Published online by Cambridge University Press: 21 October 2015
If it is commonly acknowledged that representations of the past are central to the symbolic constitution of national consciousness, the relationship between collective history on the one hand, and memories based on personal experience on the other, is a vexed one, even when a coercive state is responsible for the production of history. Perhaps it is wise to adopt Rubie S. Watson' cautious statement when she writes: “it is important that we do not credit the socialist state and its agents with too much power or its citizens with too much boldness” (Watson 1994, p. 2). People are not mere passive receivers; nor are they constantly resisting. Homi Bhabha sees the relationships between individuals and the nation' narrative through a dual lens, or in his words, in “doubletime”. The people are the “historical ‘objects’ of a nationalist pedagogy”, but they are also
the ‘subjects’ of a process of signification that must erase any prior or originary presence of the nation-people to demonstrate the prodigious, living principle of the people as that continual process by which the national life is redeemed and signified as a repeating and reproductive process
(Bhabha 1995, p. 297).It is precisely this duality that allows individuals a space for contesting the official representation of the past, which claims to configure the imagining of the national community.

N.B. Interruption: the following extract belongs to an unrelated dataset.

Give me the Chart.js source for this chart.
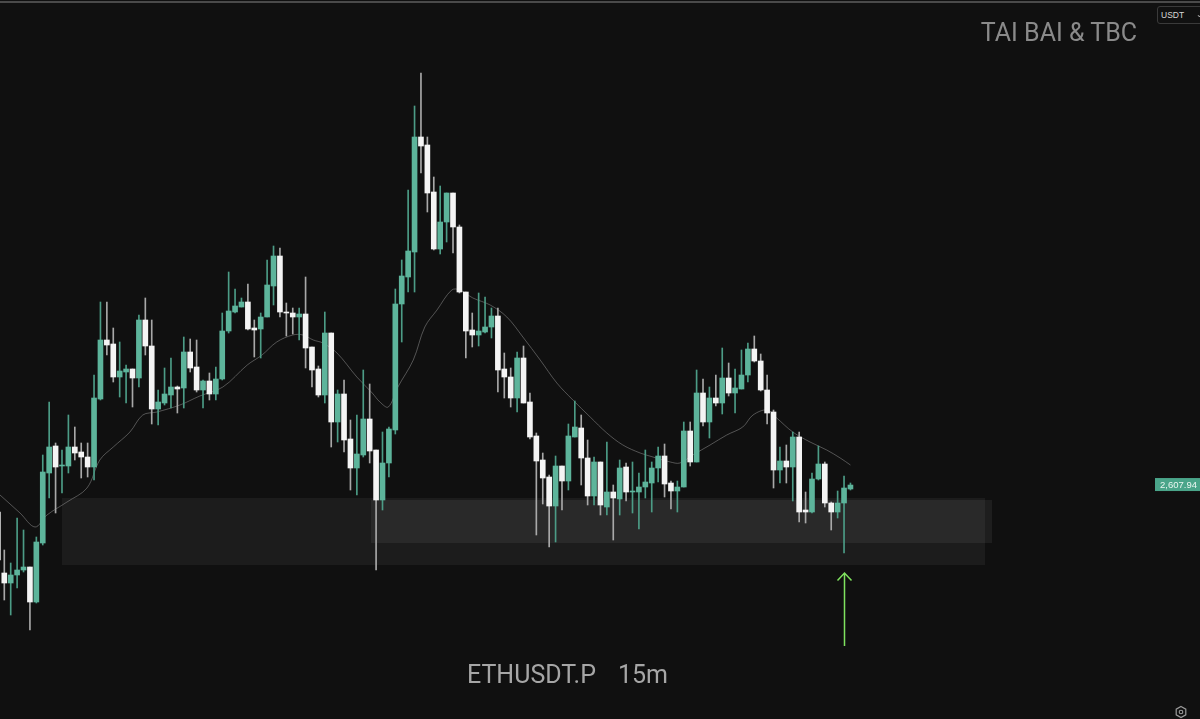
<!DOCTYPE html>
<html>
<head>
<meta charset="utf-8">
<script src="https://cdn.jsdelivr.net/npm/chart.js@4.4.1/dist/chart.umd.min.js"></script>
<style>
  html, body { margin: 0; padding: 0; background: #101010; }
  #wrap { position: relative; width: 1200px; height: 719px; overflow: hidden; background: #101010; }
  #topline { position: absolute; left: 0; top: 1px; width: 1200px; height: 2px; background: #4a4a4a; }
  .txt { position: absolute; font-family: Roboto, "Liberation Sans", Arial, sans-serif; font-size: 25px; line-height: 25px; white-space: pre; }
  #brand { right: 63px; top: 20px; color: #8a8a8a; }
  #symbol { left: 467px; top: 662px; color: #a6a6a6; }
  #symbol span { margin-left: 22px; }
  #usdt { position: absolute; left: 1157px; top: 6px; width: 60px; height: 18px; border: 1px solid #3a3a3a; border-radius: 3px; background: #111;
          font-family: "Liberation Sans", Arial, sans-serif; font-size: 8.5px; line-height: 17px; color: #d8d8d8; box-sizing: border-box; padding-left: 3px; }
  #usdt span { position: absolute; left: 38px; top: -1px; font-size: 8px; color: #bbb; }
  #gear { position: absolute; left: 1174px; top: 705px; }
</style>
</head>
<body>
<div id="wrap">
  <canvas id="chart" width="1200" height="719"></canvas>
  <div id="topline"></div>
  <div class="txt" id="brand">TAI BAI &amp; TBC</div>
  <div class="txt" id="symbol">ETHUSDT.P<span>15m</span></div>
  <div id="usdt">USDT<span>⌄</span></div>
  <svg id="gear" width="14" height="14" viewBox="0 0 14 14">
    <polygon points="7,1.5 11.8,4.2 11.8,9.8 7,12.5 2.2,9.8 2.2,4.2" fill="none" stroke="#9a9a9a" stroke-width="1.2"/>
    <circle cx="7" cy="7" r="1.8" fill="none" stroke="#9a9a9a" stroke-width="1.1"/>
  </svg>
</div>
<script>
// ETHUSDT.P 15m candles (first one is cut by the left edge)
const opens = [
  2601.2, 2585.95, 2583.45, 2585.45, 2586.7, 2587.45, 2578.7, 2593.45, 2610.95, 2617.7,
  2612.7, 2612.7, 2617.45, 2616.2, 2614.95, 2612.45, 2629.45, 2644.2, 2643.2, 2634.95,
  2636.2, 2636.95, 2634.7, 2649.2, 2642.7, 2626.95, 2628.45, 2630.45, 2632.45, 2632.2,
  2641.2, 2637.45, 2631.7, 2633.95, 2630.7, 2634.45, 2646.45, 2651.2, 2652.45, 2653.7,
  2647.2, 2646.95, 2649.95, 2657.7, 2665.2, 2651.2, 2650.95, 2649.95, 2650.7, 2642.45,
  2636.95, 2630.45, 2645.95, 2623.7, 2630.7, 2619.45, 2612.2, 2615.45, 2624.45, 2616.7,
  2604.2, 2613.45, 2621.7, 2653.2, 2659.95, 2666.2, 2694.95, 2692.95, 2681.2, 2666.95,
  2673.7, 2680.95, 2672.45, 2656.2, 2646.7, 2645.45, 2646.2, 2647.45, 2650.2, 2636.95,
  2634.95, 2629.7, 2639.7, 2628.7, 2620.2, 2614.2, 2609.95, 2602.7, 2612.7, 2608.95,
  2619.95, 2622.2, 2614.7, 2605.2, 2613.7, 2602.45, 2606.2, 2604.45, 2612.45, 2606.2,
  2606.2, 2607.45, 2608.45, 2612.2, 2615.2, 2608.45, 2606.45, 2607.45, 2621.45, 2613.7,
  2630.95, 2623.7, 2629.7, 2628.45, 2634.7, 2630.95, 2631.95, 2635.45, 2641.95, 2638.95,
  2631.7, 2626.2, 2611.7, 2613.95, 2612.45, 2619.95, 2601.7, 2601.2, 2609.45, 2613.2,
  2603.45, 2601.2, 2603.45, 2606.95
];
const highs = [
  2602.95, 2591.7, 2588.45, 2599.7, 2596.7, 2587.45, 2594.95, 2615.45, 2628.7, 2618.45,
  2616.7, 2625.45, 2622.45, 2618.45, 2618.45, 2635.45, 2653.7, 2653.7, 2647.2, 2643.7,
  2637.95, 2636.95, 2650.45, 2654.7, 2649.2, 2631.7, 2637.2, 2639.7, 2632.7, 2644.95,
  2644.45, 2644.2, 2634.2, 2635.95, 2637.45, 2650.95, 2661.2, 2656.95, 2654.7, 2658.2,
  2649.2, 2650.95, 2664.2, 2667.7, 2667.2, 2653.45, 2652.2, 2652.2, 2659.95, 2642.45,
  2637.7, 2651.2, 2645.95, 2631.7, 2634.2, 2624.2, 2625.45, 2636.7, 2633.2, 2616.7,
  2621.2, 2622.45, 2656.95, 2664.2, 2681.7, 2702.7, 2710.95, 2694.95, 2684.95, 2682.7,
  2680.95, 2680.95, 2672.95, 2656.2, 2650.95, 2655.95, 2654.95, 2652.2, 2652.2, 2640.95,
  2637.2, 2641.2, 2642.7, 2630.95, 2620.95, 2615.95, 2610.45, 2615.2, 2612.7, 2623.2,
  2628.95, 2625.45, 2619.2, 2614.95, 2613.7, 2618.7, 2607.95, 2614.2, 2613.45, 2613.7,
  2610.95, 2616.7, 2613.7, 2617.45, 2618.2, 2608.95, 2608.95, 2623.7, 2623.7, 2636.7,
  2634.45, 2632.45, 2635.45, 2642.2, 2638.45, 2636.95, 2641.7, 2643.45, 2645.2, 2640.7,
  2635.45, 2626.7, 2617.45, 2617.95, 2621.2, 2621.2, 2606.2, 2610.95, 2617.7, 2613.7,
  2603.7, 2606.45, 2610.2, 2608.45
];
const lows = [
  2587.95, 2579.2, 2575.45, 2582.2, 2586.2, 2571.7, 2578.45, 2592.95, 2604.7, 2600.95,
  2605.95, 2610.95, 2614.2, 2609.7, 2609.95, 2609.2, 2629.2, 2640.45, 2633.7, 2629.95,
  2628.45, 2627.45, 2632.45, 2640.45, 2623.2, 2622.95, 2627.95, 2627.2, 2625.95, 2627.2,
  2636.2, 2631.2, 2627.2, 2629.2, 2629.2, 2634.2, 2645.95, 2650.95, 2652.45, 2646.7,
  2639.95, 2639.7, 2649.95, 2652.95, 2649.95, 2645.2, 2645.7, 2644.2, 2637.2, 2632.45,
  2629.95, 2628.45, 2617.45, 2618.7, 2616.2, 2606.7, 2605.45, 2614.95, 2613.45, 2586.7,
  2601.7, 2609.95, 2620.7, 2643.7, 2656.2, 2656.2, 2685.95, 2676.2, 2666.7, 2665.7,
  2668.7, 2665.95, 2655.95, 2639.7, 2642.45, 2642.7, 2645.95, 2644.7, 2631.2, 2629.7,
  2627.45, 2626.2, 2628.45, 2619.45, 2595.45, 2603.2, 2592.45, 2593.7, 2601.7, 2606.7,
  2619.95, 2607.95, 2602.95, 2602.95, 2600.45, 2600.45, 2594.2, 2600.45, 2603.95, 2600.95,
  2596.95, 2604.7, 2601.2, 2608.7, 2604.95, 2601.95, 2601.2, 2607.45, 2612.7, 2613.7,
  2622.7, 2619.7, 2627.7, 2625.7, 2630.2, 2625.95, 2631.95, 2633.7, 2638.7, 2631.45,
  2623.2, 2607.2, 2608.45, 2608.45, 2603.95, 2598.7, 2598.45, 2600.95, 2609.2, 2602.45,
  2596.7, 2599.7, 2590.95, 2606.7
];
const closes = [
  2589.2, 2583.45, 2585.45, 2586.7, 2587.45, 2578.7, 2593.7, 2611.2, 2617.45, 2612.45,
  2612.95, 2617.45, 2615.95, 2614.95, 2612.45, 2629.7, 2644.2, 2642.95, 2634.95, 2636.45,
  2636.95, 2634.7, 2649.2, 2642.7, 2626.95, 2628.7, 2630.7, 2632.45, 2631.95, 2641.2,
  2637.2, 2631.7, 2633.95, 2630.7, 2634.45, 2646.45, 2651.45, 2652.7, 2653.7, 2646.95,
  2646.7, 2649.95, 2657.95, 2665.2, 2651.2, 2650.95, 2649.95, 2650.7, 2642.2, 2636.7,
  2630.45, 2645.95, 2623.7, 2630.7, 2619.2, 2612.2, 2615.7, 2624.45, 2616.45, 2604.2,
  2613.45, 2621.95, 2653.2, 2660.2, 2666.45, 2694.95, 2692.7, 2680.95, 2666.95, 2673.7,
  2680.95, 2672.45, 2656.2, 2646.45, 2645.45, 2646.45, 2647.45, 2650.2, 2636.7, 2634.95,
  2629.7, 2639.7, 2628.45, 2619.95, 2613.95, 2609.7, 2602.7, 2612.7, 2608.95, 2620.2,
  2622.45, 2614.7, 2605.2, 2613.7, 2602.95, 2606.2, 2604.7, 2612.2, 2606.2, 2606.45,
  2607.45, 2608.7, 2612.2, 2615.2, 2608.2, 2606.45, 2607.45, 2621.45, 2613.7, 2630.95,
  2623.7, 2629.7, 2628.45, 2634.7, 2630.95, 2632.2, 2635.45, 2641.95, 2638.95, 2631.7,
  2625.95, 2611.7, 2613.95, 2612.45, 2619.95, 2601.2, 2601.2, 2609.45, 2613.2, 2603.45,
  2601.2, 2603.45, 2607.2, 2607.94
];

// moving average line, sampled along the curve (x = candle index)
const maIndex = [
  0.33, 3.45, 5.8, 7.66, 10.78, 13.9, 15.9, 18.0, 20.6, 22.6,
  24.8, 28.4, 31.5, 35.1, 38.9, 41.2, 43.5, 46.0, 47.6, 49.2,
  50.7, 52.9, 56.0, 58.4, 59.6, 60.9, 62.4, 64.8, 66.6, 68.5,
  70.8, 72.1, 74.1, 76.8, 79.4, 81.9, 84.6, 87.2, 89.7, 92.4,
  95.0, 97.5, 100.2, 102.2, 104.9, 106.4, 108.4, 111.1, 113.7, 116.2,
  117.8, 120.0, 121.5, 124.0, 126.7, 129.3, 131.4, 133.0
];
const maValue = [
  2605.45, 2600.95, 2597.45, 2600.45, 2603.7, 2607.2, 2614.2, 2617.45, 2621.2, 2625.45,
  2626.2, 2627.95, 2630.2, 2632.45, 2637.95, 2640.45, 2643.7, 2645.45, 2645.45, 2644.2,
  2643.45, 2640.95, 2634.95, 2630.95, 2628.7, 2627.45, 2632.45, 2639.2, 2647.45, 2651.7,
  2656.7, 2656.7, 2654.7, 2652.95, 2649.95, 2644.95, 2639.2, 2633.45, 2629.2, 2624.95,
  2620.95, 2617.95, 2615.95, 2614.95, 2613.7, 2613.45, 2615.45, 2617.95, 2620.45, 2622.45,
  2625.45, 2626.7, 2624.7, 2621.2, 2618.7, 2616.7, 2614.7, 2612.95
];

// support zones (candle index range, price range)
const zones = [
  { from: 10.0, to: 154.0, low: 2587.95, high: 2604.7, color: 'rgba(255,255,255,0.05)' },
  { from: 58.2, to: 155.1, low: 2593.45, high: 2604.2, color: 'rgba(255,255,255,0.06)' }
];
const arrow = { index: 132, top: 2585.95, bottom: 2567.7 };
const lastPrice = 2607.94;
const lastPriceLabel = '2,607.94';

const UP = '#5db49b', UP_WICK = '#4c9c86', DOWN = '#f4f4f4', DOWN_WICK = '#a8a8a8';

const bodies = [], wicks = [], bodyColors = [], wickColors = [];
for (let k = 0; k < opens.length; k++) {
  const up = closes[k] >= opens[k];
  bodies.push({ x: k, y: [opens[k], closes[k]] });
  wicks.push({ x: k, y: [lows[k], highs[k]] });
  bodyColors.push(up ? UP : DOWN);
  wickColors.push(up ? UP_WICK : DOWN_WICK);
}
const maData = maIndex.map((v, i) => ({ x: v, y: maValue[i] }));

const overlay = {
  id: 'overlay',
  beforeDatasetsDraw(chart) {
    const { ctx, scales: { x, y } } = chart;
    ctx.save();
    zones.forEach(z => {
      const x1 = x.getPixelForValue(z.from), x2 = x.getPixelForValue(z.to);
      const y1 = y.getPixelForValue(z.high), y2 = y.getPixelForValue(z.low);
      ctx.fillStyle = z.color;
      ctx.fillRect(x1, y1, x2 - x1, y2 - y1);
    });
    ctx.restore();
  },
  afterDatasetsDraw(chart) {
    const { ctx, scales: { x, y } } = chart;
    ctx.save();
    // green arrow under the last low
    const ax = Math.round(x.getPixelForValue(arrow.index)) + 0.5;
    const at = y.getPixelForValue(arrow.top), ab = y.getPixelForValue(arrow.bottom);
    ctx.strokeStyle = '#7fe35f';
    ctx.lineWidth = 1.5;
    ctx.beginPath();
    ctx.moveTo(ax, ab); ctx.lineTo(ax, at);
    ctx.moveTo(ax - 7, at + 7.5); ctx.lineTo(ax, at); ctx.lineTo(ax + 7, at + 7.5);
    ctx.stroke();
    // last price tag
    const py = y.getPixelForValue(lastPrice);
    ctx.fillStyle = '#4aa58a';
    ctx.fillRect(1155, py - 7, 45, 13);
    ctx.fillStyle = '#eaf6f1';
    ctx.font = '9.5px "Liberation Sans", Arial, sans-serif';
    ctx.textBaseline = 'middle';
    ctx.fillText(lastPriceLabel, 1160, py);
    ctx.restore();
  }
};

new Chart(document.getElementById('chart'), {
  type: 'bar',
  data: {
    datasets: [
      {
        type: 'line', data: maData, borderColor: 'rgba(140,140,140,0.55)', borderWidth: 1,
        pointRadius: 0, tension: 0.35, order: 3
      },
      {
        data: wicks, backgroundColor: wickColors, barThickness: 1, grouped: false, order: 2
      },
      {
        data: bodies, backgroundColor: bodyColors, barThickness: 5, grouped: false, order: 1
      }
    ]
  },
  options: {
    responsive: false,
    animation: false,
    layout: { padding: 0 },
    plugins: { legend: { display: false }, tooltip: { enabled: false } },
    scales: {
      x: { type: 'linear', display: false, offset: false, min: 0.33, max: 187.53 },
      y: { display: false, min: 2549.45, max: 2729.2 }
    }
  },
  plugins: [overlay]
});
</script>
</body>
</html>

Elizabeth Tonkin argues that people are both subjects and agents in the account of memory and the constitution of history. Social conditions and political rhetoric mould identities; yet, individual subjectivity is not entirely dominated by the social, or by the actions of the nation–state. Personal and social identities are clearly intertwined; however, people have a margin for criticism and self-reflection. She states: “[…] oral accounts no less than written ones can be means of comment and reflection, in which different pasts are conceptualised, and, often, contradiction and failure admitted” (Tonkin 1992, pp. 130–31). In other words, totalizing narrations of national history are not themselves homogenous. They serve as a framework, the content and bounds of which may be re-presented by people.